Any party could reveal transcripts extrajudicially, bearing in mind the limitations and rules, but, to my knowledge, no party has done so. Publishing excerpts from hearings, as evidence for motions, has been routinely done when relevant. That is not “extrajudicial.” If I were in Florida, I could go to the public terminal and take notes, it appears that this does not violate the rules.

I find it all quite odd, because notes can be inaccurate and biased, and as a non-party and non-attorney, I could not be readily sanctioned for publishing my notes. What would make much more sense would be an accelerated schedule for the public availability of transcripts. There seems to be no stated justification for that requiring 90 days.

Suppose the public sees that some party is being unfairly treated in court. The public could intervene by donating to a defense fund, for example. However, if the transcripts that might show this are not available until, say, after the trial, not to mention all the pretrial maneuvering, the right of the public, the very purpose of requiring public access, is frustrated and only useful for possible appellate review, which can be too late for some important issues.

As part of searching for sources for information on this issue, I found no example of sanctions for public review not showing some egregious violation. The case cited above, PCG Trading, LLC v. Seyfarth Shaw, LLP , involved a denial of an appearance pro hoc vice based on an alleged comment in a law review article. In the end, this denial was rejected by the appeals court, because it fell within the “safe harbor,” in the judgment of that court. Remarkable case: there what stands out is an attorney (Seyfarth Shaw) with an undisclosed conflict of interest who screwed his client over by filing a motion to dismiss a case against the other client.
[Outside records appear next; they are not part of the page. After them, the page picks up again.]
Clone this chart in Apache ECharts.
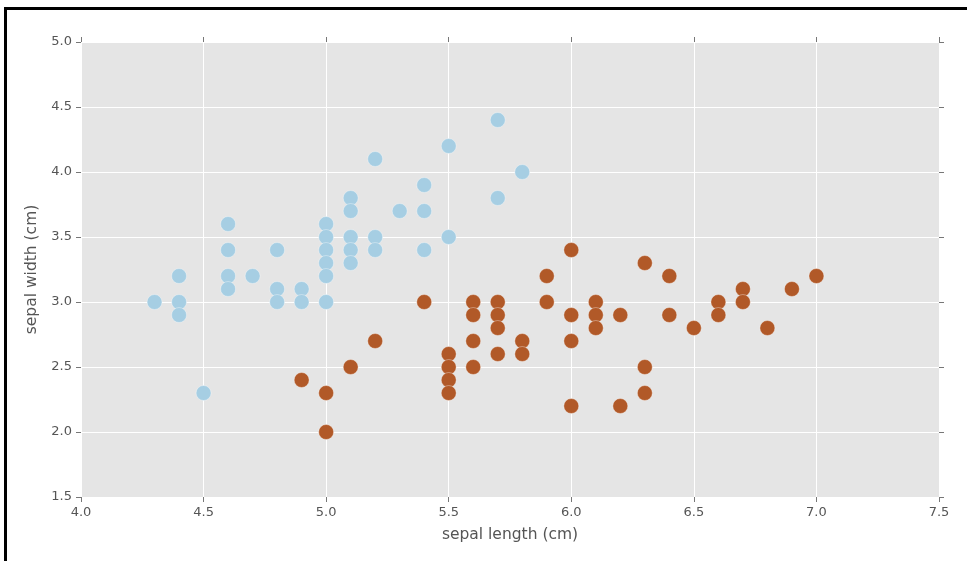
<!DOCTYPE html>
<html>
<head>
<meta charset="utf-8">
<title>iris sepal scatter</title>
<script src="https://cdn.jsdelivr.net/npm/echarts@6/dist/echarts.min.js"></script>
<style>
  html, body { margin: 0; padding: 0; background: #fff; }
  #frame { position: absolute; left: 4px; top: 7px; width: 963px; height: 554px;
           border-left: 3px solid #000; border-top: 3px solid #000; box-sizing: border-box; }
  #main { position: absolute; left: 0; top: 0; width: 967px; height: 561px; }
</style>
</head>
<body>
<div id="frame"></div>
<div id="main"></div>
<script type="text/javascript">
// setosa: [sepal length, sepal width]
var setosa = [
  [4.3, 3.0], [4.4, 3.2], [4.4, 3.0], [4.4, 2.9], [4.5, 2.3],
  [4.6, 3.6], [4.6, 3.4], [4.6, 3.2], [4.6, 3.1], [4.7, 3.2],
  [4.8, 3.4], [4.8, 3.1], [4.8, 3.0], [4.9, 3.1], [4.9, 3.0],
  [5.0, 3.6], [5.0, 3.5], [5.0, 3.4], [5.0, 3.3], [5.0, 3.2], [5.0, 3.0],
  [5.1, 3.8], [5.1, 3.7], [5.1, 3.5], [5.1, 3.4], [5.1, 3.3],
  [5.2, 4.1], [5.2, 3.5], [5.2, 3.4], [5.3, 3.7],
  [5.4, 3.9], [5.4, 3.7], [5.4, 3.4], [5.5, 4.2], [5.5, 3.5],
  [5.7, 4.4], [5.7, 3.8], [5.8, 4.0]
];
// versicolor
var versicolor = [
  [4.9, 2.4], [5.0, 2.3], [5.0, 2.0], [5.1, 2.5], [5.2, 2.7], [5.4, 3.0],
  [5.5, 2.6], [5.5, 2.5], [5.5, 2.4], [5.5, 2.3],
  [5.6, 3.0], [5.6, 2.9], [5.6, 2.7], [5.6, 2.5],
  [5.7, 3.0], [5.7, 2.9], [5.7, 2.8], [5.7, 2.6],
  [5.8, 2.7], [5.8, 2.6], [5.9, 3.2], [5.9, 3.0],
  [6.0, 3.4], [6.0, 2.9], [6.0, 2.7], [6.0, 2.2],
  [6.1, 3.0], [6.1, 2.9], [6.1, 2.8], [6.2, 2.9], [6.2, 2.2],
  [6.3, 3.3], [6.3, 2.5], [6.3, 2.3], [6.4, 3.2], [6.4, 2.9],
  [6.5, 2.8], [6.6, 3.0], [6.6, 2.9], [6.7, 3.1], [6.7, 3.0],
  [6.8, 2.8], [6.9, 3.1], [7.0, 3.2]
];
var xTicks = [4.0, 7.5, 0.5]; // min, max, step
var yTicks = [1.5, 5.0, 0.5];

var myChart = echarts.init(document.getElementById('main'));

var tickStyle = { show: true, inside: false, length: 5, lineStyle: { color: '#777', width: 1 } };
var labelStyle = { color: '#555', fontSize: 13, fontFamily: 'DejaVu Sans', margin: 9,
  formatter: function (v) { return v.toFixed(1); } };
var gridLine = { show: true, lineStyle: { color: '#ffffff', width: 1 } };
var nameStyle = { color: '#555', fontSize: 15.5, fontFamily: 'DejaVu Sans' };

function markerSeries(name, data, color) {
  return {
    name: name,
    type: 'scatter',
    xAxisIndex: 0,
    yAxisIndex: 0,
    symbolSize: 15,
    itemStyle: { color: color, opacity: 1, borderColor: 'rgba(255,255,255,0.35)', borderWidth: 1 },
    data: data
  };
}

var option = {
  animation: false,
  grid: { left: 81, right: 28, top: 42, bottom: 64, show: true, backgroundColor: '#e5e5e5', borderWidth: 0 },
  xAxis: [{
    type: 'value', position: 'bottom',
    min: xTicks[0], max: xTicks[1], interval: xTicks[2],
    name: 'sepal length (cm)', nameLocation: 'middle', nameGap: 30,
    nameTextStyle: nameStyle,
    axisLine: { show: false }, axisTick: tickStyle, axisLabel: labelStyle, splitLine: gridLine
  }, {
    type: 'value', position: 'top',
    min: xTicks[0], max: xTicks[1], interval: xTicks[2],
    axisLine: { show: false }, axisTick: tickStyle, axisLabel: { show: false }, splitLine: { show: false }
  }],
  yAxis: [{
    type: 'value', position: 'left',
    min: yTicks[0], max: yTicks[1], interval: yTicks[2],
    name: 'sepal width (cm)', nameLocation: 'middle', nameGap: 41,
    nameTextStyle: nameStyle,
    axisLine: { show: false }, axisTick: tickStyle, axisLabel: labelStyle, splitLine: gridLine
  }, {
    type: 'value', position: 'right',
    min: yTicks[0], max: yTicks[1], interval: yTicks[2],
    axisLine: { show: false }, axisTick: tickStyle, axisLabel: { show: false }, splitLine: { show: false }
  }],
  series: [
    markerSeries('setosa', setosa, '#a6cee3'),
    markerSeries('versicolor', versicolor, '#b15928')
  ]
};

myChart.setOption(option);
</script>
</body>
</html>
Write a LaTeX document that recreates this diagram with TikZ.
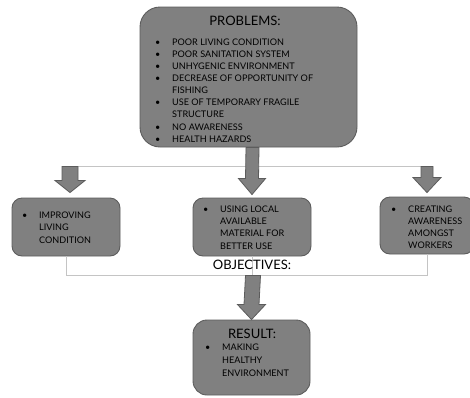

That motion was then used as evidence to allow a filing against his continued client.

I did find a remarkable case where an attorney was sanctioned for uncivil behavior. That was extreme behavior compared to anything I’ve seen in this case, though I’ve seen what could be called uncollegial behavior, aggressive toward opposing attorneys, accusing them of misconduct, and the ruling on that case distinguishes between aggressive promotion of a client’s interests and incivility. What I find especially remarkable in this case was that the respondent blamed others for his own out-of-control behavior. They made him do it, by being such assholes. (including all the other involved attorneys and any judge that ruled against his arguments.) I kid you not. Who could blame him for shouting, in the presence of such extreme provocation? Remarkably, a referee determined a 90 day suspension. It appears that the attorney contested it instead of entering a consent order. The court upped it to two years, more than the Bar Association had requested (one year), required that respondent appear in court for a public reprimand, set up an 18-month probation on the end of the suspension, and recommended (perhaps required) counselling. And this was two strikes, three and additional sanctions would be applied. Disbarment. I hope that the fellow took this seriously. What I know about making mistakes like his is that if one declares and stands for responsibility, it can all go away, eventually. He’d become a more effective attorney. His attempts to blame others were the giveaway that this was not some accident. This also is not just about behavior in Court, this applies to life as a whole.

I also found reference to a case regarding how an attorney is to act if the attorney discovers perjury on the part of the client. It was an extreme case.